There are many local, national, and international organisations active in the media development sector. The challenge over the past couple of decades has been consistency. Journalists have fled Somalia, others have been killed, and many simply pass through being ‘journalists’ for a short period of time. While media outlets have become progressively institutionalised over the last 10 years, there is a legacy of ‘warlord’ radio that has continued to influence the sector, where many media outlets are tied to particular conflict groups, businesspeople, or politicians, and the media itself has had a strong role as a conflict actor. While radios were the most prevalent in this sector, particularly in the 1990s, satellite television stations also grew, often beamed in from diaspora communities.

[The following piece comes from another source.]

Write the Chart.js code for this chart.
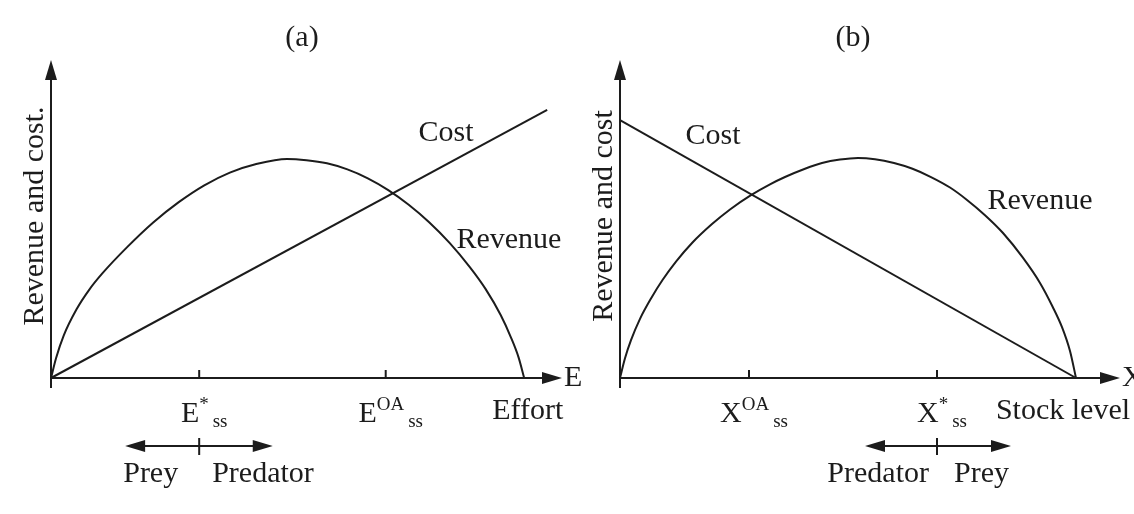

One of the challenges in this sector is the lack of institutional memory and weak donor coordination, possibly caused by the high turnover of staff in international agencies (although there have been some efforts to address this such as UNESCO’s coordinating group in Nairobi). International organisations that are, or have been, particularly active in this sector in Somalia include the BBC Media Action, IREX, Press Now, Vikes, National Endowment for Democracy, and the UN. Additionally, for profit companies have also entered the media development space including Albany Associates, Integrity, Coffey International, and Bell Pottinger (until it was dissolved). Many initiatives are repeated, and it is not always clear who is being trained and for what purpose. Much of the media operates for political or economic objectives and has diverse agendas for participating in international training (Stremlau, Fantini, and Osman 2016).

Local organisations, or associations, providing media assistance or claiming to act on behalf of journalists, are often highly politicized leading to internal divisions and fragmentation. Some of the major journalists’ associations include: the National Union of Somali Journalists (NUSOJ), the Somali Women Journalist Association (SOWJA), Media Association of Puntland, and Somaliland Journalists Association (SOLJA). As with all activities in Somalia, some Associations attempt to work across the country while others are regionally based. While some international organisations run training programmes at media outlets, or through associations, there are degree or certificate programmes at private universities, although they are not always accredited.